France's President Emmanuel Macron will hold talks with his rivals on Tuesday, to try and strike a deal to form a working government.
Macron will likeneed the support of one or more smaller parties to get his key reforms through the National Assembly, after losing his overall majority in Sunday's second round of legislative voting.
Six of Macron's political opponents will be arriving at the Elysée Palace one after the other on Tuesday, including the far-right leader Marine Le Pen.
More talks are due to take place on Wednesday but so far Jean-Luc Mélenchon the leader of the next biggest bloc in the National Assembly, of far-left, socialist and green paries, is not yet expected to make an appearance with his deputy not ruling out the idea of meeting with Macron to support his government, but asking "for what purpose?"
A number of political party leaders have already demanded the resignation of Prime Minister Elisabeth Borne.
At the end of the second round of elections on Sunday, Macron's candidates won 245 seats, ahead of the left-wing coalition Nouvelle Union Populaire Ecologique et Sociale (NUPES) with 131 and the far-right National Rally which made a historic breakthrough with 89 seats.

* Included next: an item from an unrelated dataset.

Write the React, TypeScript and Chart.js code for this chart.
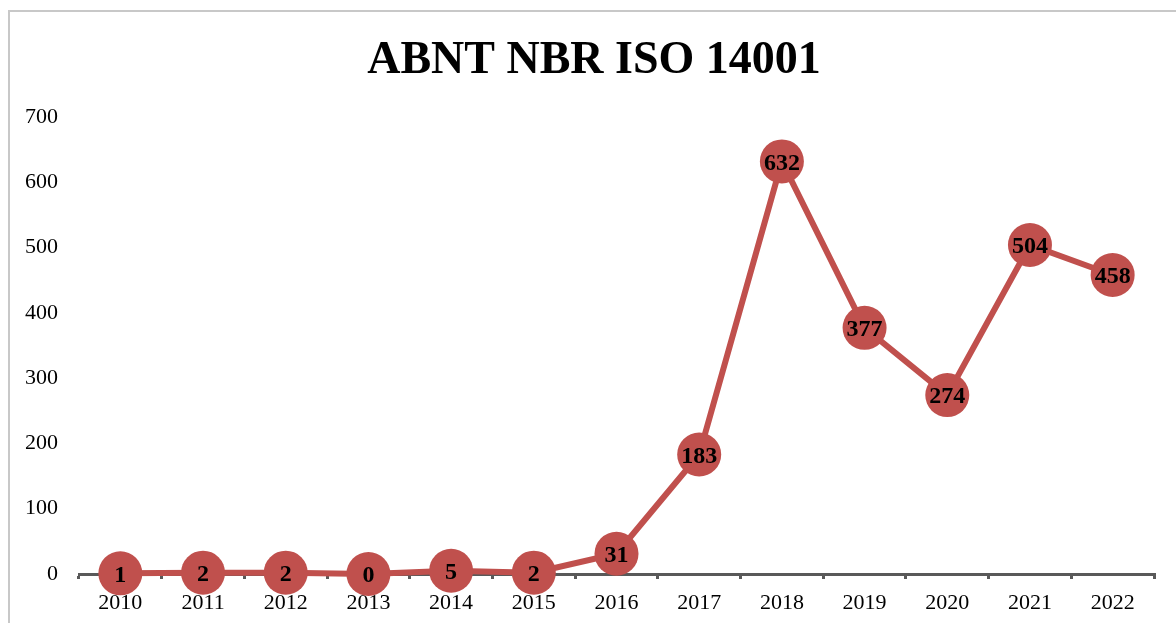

Macron’s camp might have to contend with ruling with a minority in parliament or cohabiting with a prime minister and government from a different camp.
They now face the realities of a National Assembly with two hostile opposition groups as he tries to push through important reforms - including on pensions, tax cuts and raising the retirement age - all of which will be nearly impossible to do without a coalition partner.
"We will have to show a lot of imagination" to govern, admitted economy minister Bruno Le Maire.